Dass sich in ihrer Heimat weiterhin kritische Stimmen regen und dass sich viele Polen schon aus Tradition den Mund nicht verbieten lassen, lässt die Wäldenbronnerin etwas optimistischer Richtung Polen blicken. Und dass sie selbst aus der katholischen Kirche, die zu den Wegbereitern der PiS gehört hatte, inzwischen etwas distanziertere Untertöne zu vernehmen glaubt, macht Ella Drexler-Wierzbowska Hoffnung. Umso mehr ärgert sie sich über die Ratlosigkeit der Opposition, die noch kein Mittel gefunden hat, um die negativsten Entwicklungen aufzuhalten. „Ich kann nur hoffen, dass sich noch mehr Menschen in Polen daran erinnern, dass wir Europäer sind, dass die Mitgliedschaft in der EU die großartige Entwicklung unseres Landes ermöglicht hat, und dass es europäische Werte gibt, die es zu respektieren und notfalls zu verteidigen gilt.“ Dass sie aus der Distanz vielleicht manches klarer sieht als diejenigen, die ganz nah dran sind am polnischen Alltag, weiß sie umso mehr zu schätzen: „Ich bin 1970 sehr bewusst hierhergekommen, und ich bin froh, dass wir hier eine starke Demokratie haben. Deshalb ist es so wichtig, die deutsch-polnischen Kontakte, für die ich mich immer engagiert habe, auf ganz persönlicher Ebene zu pflegen.

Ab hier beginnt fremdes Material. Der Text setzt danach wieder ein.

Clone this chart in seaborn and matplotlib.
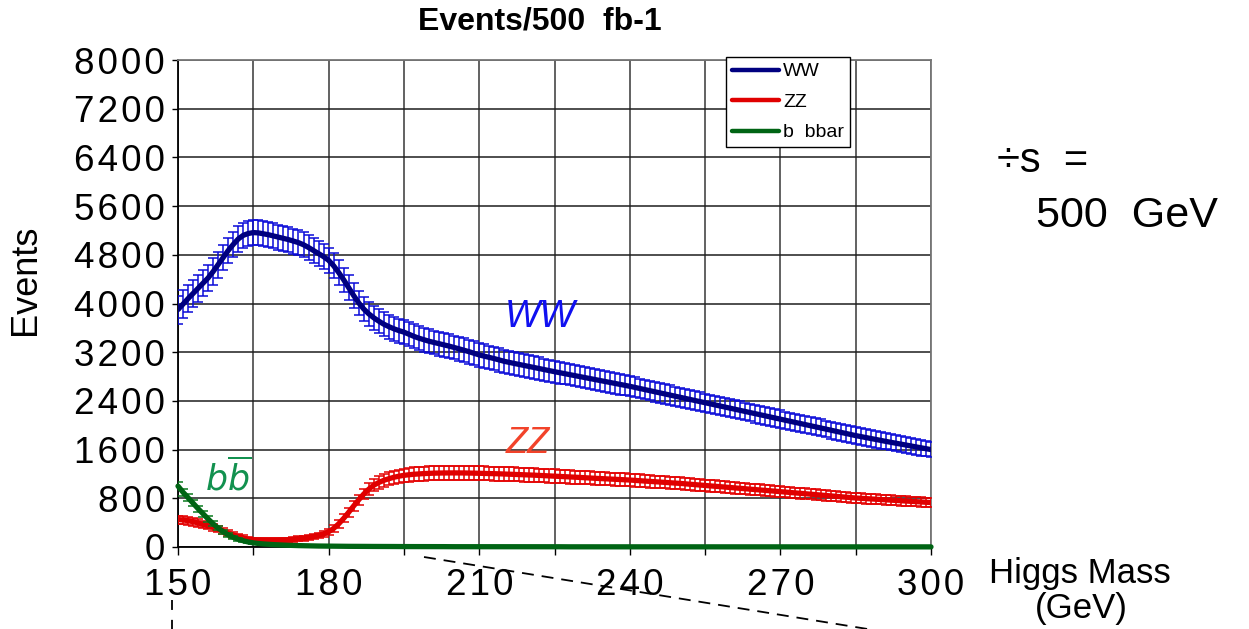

So habe ich vor vielen Jahren gesehen, was es heißt, in Freiheit zu leben, und so können wir auch heute zeigen, was auf dem Spiel steht.“

Für alle, die sich für die aktuelle politische Lage in Polen und ihre Auswirkungen auf Europa interessieren, laden die Deutsch-Polnische Gesellschaft und die Friedrich-Ebert-Stiftung zu einer Diskussionsrunde unter dem Titel „Was ist los in Polen?“. Die Veranstaltung beginnt am Dienstag, 23. Mai, um 18.30 Uhr im Salemer Pfleghof.